Our results so far represent a major step forward in the field of microbiome engineering by making previously inaccessible gut bacteria genetically tractable, programmable and potentially therapeutic.
A first breakthrough is the successful transformation of several gut commensal Clostridia species that had long been considered genetically intractable. By systematically optimizing DNA delivery methods and constructing a tailored E. coli donor strain, we achieved stable DNA transfer and gene expression in several Clostridium species. To our knowledge, some of these species had never been transformed before. This achievement not only expands the experimental possibilities for studying beneficial gut microbes, but also lays the foundation for their use as engineered therapeutic delivery vehicles.

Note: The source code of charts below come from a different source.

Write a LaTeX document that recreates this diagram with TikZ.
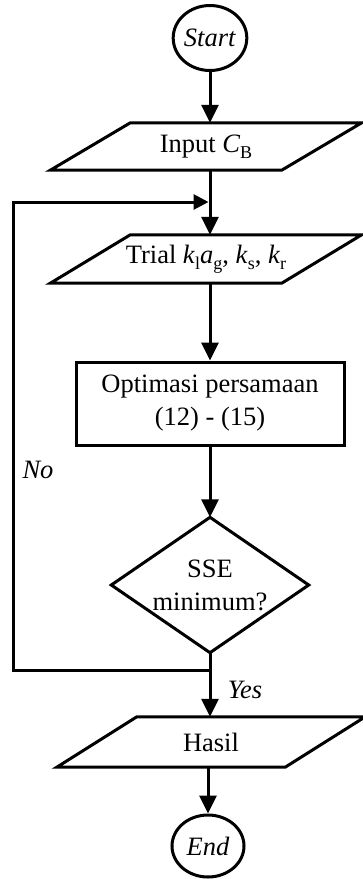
\documentclass[tikz,border=0pt]{standalone}
\usepackage{fontspec}
\setmainfont{Liberation Serif}
\usetikzlibrary{arrows.meta,shapes.geometric,calc}
\newcommand\sbs[1]{\raisebox{-0.22em}{\fontsize{18}{18}\selectfont #1}}
\begin{document}
\begin{tikzpicture}[x=1pt,y=-1pt,
  every node/.style={font=\fontsize{26.5}{33}\selectfont, inner sep=0pt},
  ln/.style={line width=3pt},
  arr/.style={line width=3pt,-{Triangle[length=18pt,width=17pt]}},
  arrs/.style={line width=3pt,-{Triangle[length=15pt,width=15pt]}},
  term/.style={ellipse, draw, line width=3pt},
  iobox/.style={rectangle, minimum width=231pt},
  proc/.style={rectangle, draw, line width=3pt, align=center},
  decbox/.style={rectangle, align=center}]
\useasboundingbox (0,0) rectangle (363,879);

\node[term, minimum width=65pt, minimum height=65pt] (start) at (210,38) {\textit{Start}};
\node[iobox, minimum height=47pt] (input) at (206,146.5) {Input \textit{C}\sbs{B}};
\node[iobox, minimum height=48pt] (trial) at (206,259) {Trial \textit{k}\sbs{l}\textit{a}\sbs{g}, \textit{k}\sbs{s}, \textit{k}\sbs{r}};
\node[proc, minimum width=268pt, minimum height=83pt] (opt) at (210,403.5) {Optimasi persamaan\\(12) - (15)};
\node[decbox, minimum width=197pt, minimum height=135pt] (dia) at (210,585) {SSE\\minimum?};
\node[iobox, minimum width=228pt, minimum height=50pt] (hasil) at (211,742) {Hasil};
\node[term, minimum width=72pt, minimum height=62pt] (end) at (208,846) {\textit{End}};

\foreach \n in {input,trial,hasil}
  \draw[ln] ($(\n.south west)+(-40,0)$) -- ($(\n.north west)+(40,0)$) -- ($(\n.north east)+(40,0)$) -- ($(\n.south east)+(-40,0)$) -- cycle;
\draw[ln] (dia.north) -- (dia.east) -- (dia.south) -- (dia.west) -- cycle;

\coordinate (jn) at (210,670);
\coordinate (cl) at (13,670);
\coordinate (ct) at (13,202);
\coordinate (ce) at (208.5,202);

\draw[arr] (start.south) -- (start.south |- input.north);
\draw[arr] (input.south -| start) -- (trial.north -| start);
\draw[arr] (trial.south -| start) -- (opt.north);
\draw[arr] (opt.south) -- (dia.north);
\draw[arr] (dia.south) -- (hasil.north -| dia.south);
\draw[arrs] (jn) -- (cl) -- (ct) -- (ce);
\draw[arr] (hasil.south -| end) -- (end.north);

\node (no) at (38,470) {\textit{No}};
\node (yes) at (245,690) {\textit{Yes}};
\end{tikzpicture}
\end{document}
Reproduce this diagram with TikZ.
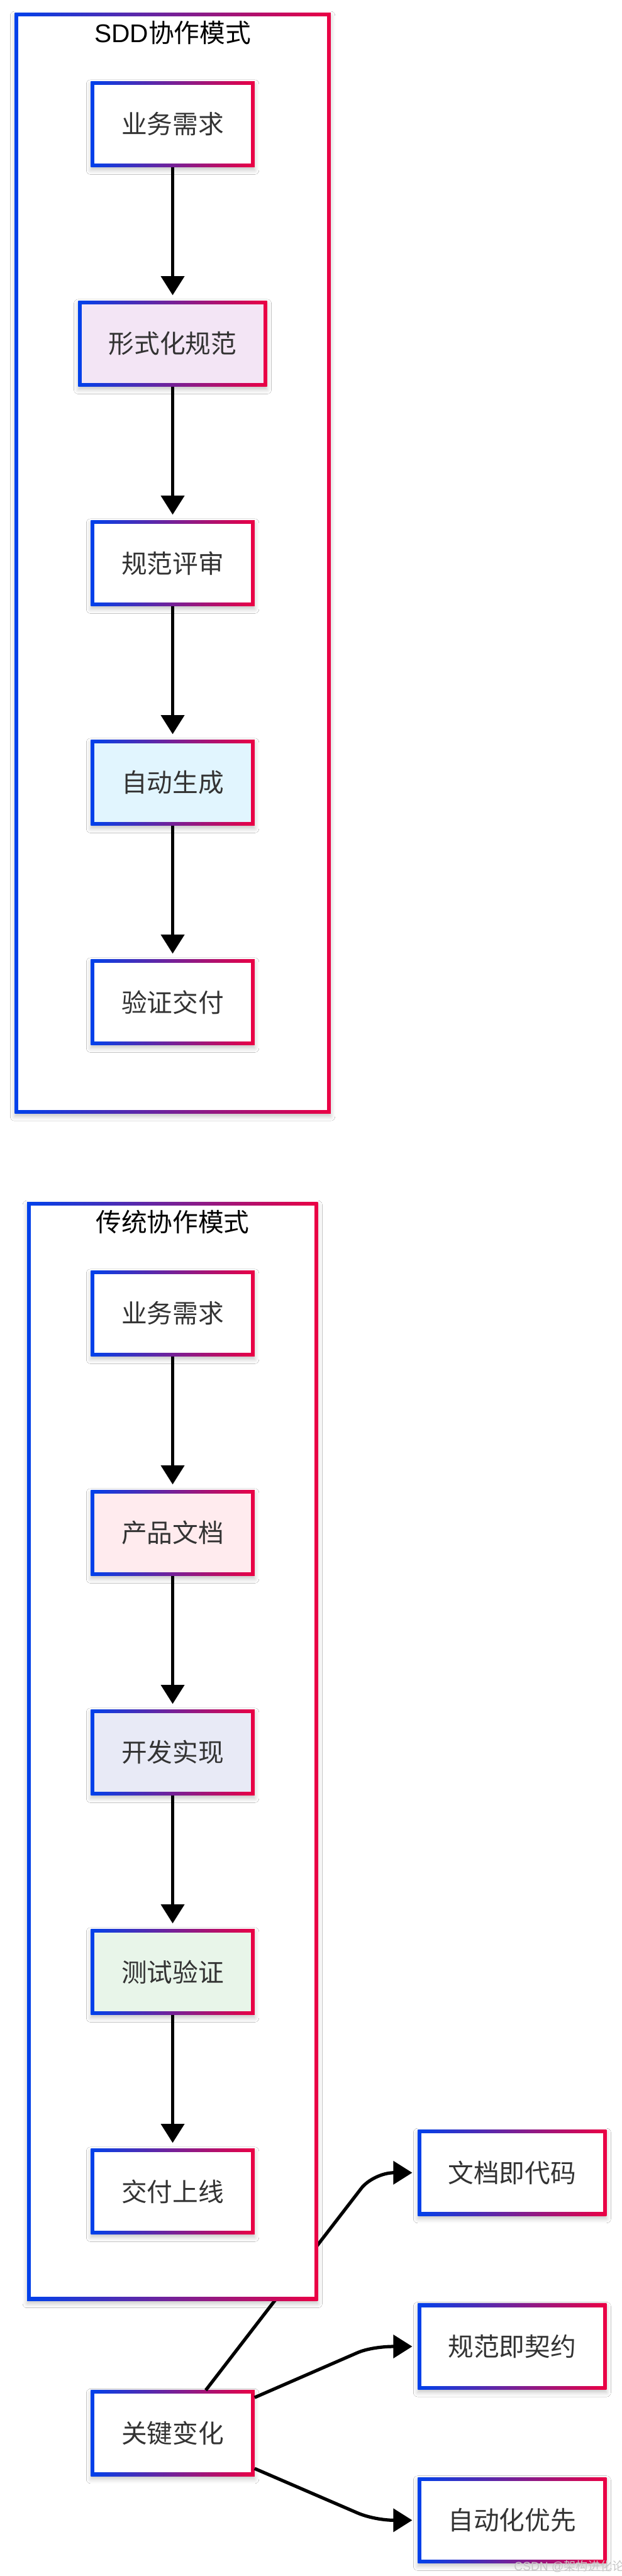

A second significant advance is the creation of a modular nanobody-based biosensing platform in Clostridium leptum. This system allows bacteria to detect external molecules and translate this signal into a controlled genetic response. While such biosensing circuits exist in aerobic model organisms, demonstrating initial functionality in an obligate anaerobe marks a genuine step beyond the state of the art. It opens exciting perspectives for developing various engineered probiotics that can sense disease-associated signals in the gut and respond by producing a therapeutic compound precisely where it is needed.

Finally, our CAGEcleaner software represents a computational advance for natural product discovery. It addresses a key limitation of existing genome-mining tools, which produce large, redundant datasets that are difficult to interpret. CAGEcleaner introduces an innovative algorithm that removes redundancy while preserving biological diversity, dramatically improving the clarity and speed of analysis. The tool is openly available and already being used by other laboratories, supporting broader knowledge transfer and collaboration in the field of microbial genomics.

Together, these advances establish new experimental, synthetic, and computational foundations for engineering beneficial gut bacteria. Looking ahead, we aim to refine these tools for clinical and industrial applications, supported by continued research, validation under physiological conditions, and collaboration with partners in biotechnology and health innovation.